Andreas Nilsson said...

"And why outreaching to women specifically? Why not old people? Mongolian people? Muslims? Buddhists? Japanese?"

If you want to create a program for these groups, feel free!
Reaching out to women is a good deal because they make up half of the population the earth and it could make sense for a project to tap into that resource. The goal of the program is of course to become irrelevant in the long term.

- Andreas Nilsson

Nicu Buculei said...

even if he had the material resources, i doubt he would create outreach programs for those groups (i wouldn't) since the return of investment is low. they are pretty much PR and 'feel good', if you want code done, there are more effective ways to sponsor development. but is not our money, not our decision.

Anonymous said...

Gnome is off the rails. Sadly it is not a political problem, it is an ego problem.

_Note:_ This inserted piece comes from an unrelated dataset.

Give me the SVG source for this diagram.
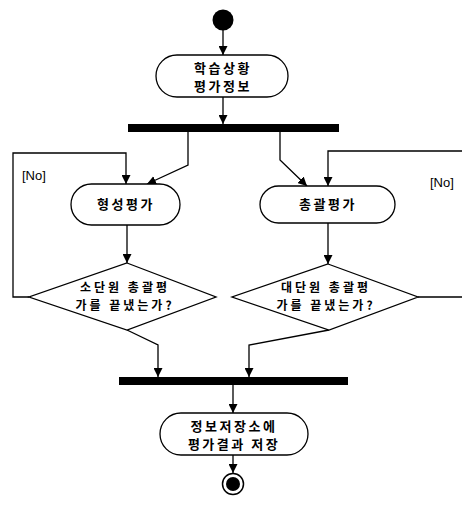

Like many I do not hate Gnome--I loath and despised the Gnome designers because they evidence the same father knows best paternalistic arrogance about the interface that Microsoft and Apple have always had.

If we are lucky the Gnome designers will get jobs with real monopolies and stop messing up our operating system and desktop with their stubborn insistence that there is only one simple and cretinous way to use a computer.

The political problem arises out of mediocre intellect combined with arrogance attempting to simplify a complex and useful system so it can be used by the masses to consume rather than create.

We have Windows 8 for that.

I too am troubled by the "simplicity" that is creeping into the installer. It again speaks of arrogance, intolerance, and, yes, intellectual deficits--village idiots are simple, too, but not in a good way.

If the installer worked flawlessly we would forgive the arrogance, or at least some of us would. But a defective product with an designer interface is still a defective product.

The folks at Gnome should go back to styling hair and designing frocks and stop messing around with things they do not and will never comprehend.

Fedora is being disrupted and destroyed by designers and the programming is falling by the wayside.

Like many I've moved on to KDE and will not be using Gnome again. Not because I hate Gnome, but because I hate the people who "designed" it. They need to go. If they creep into the core then I will abandon Fedora, too.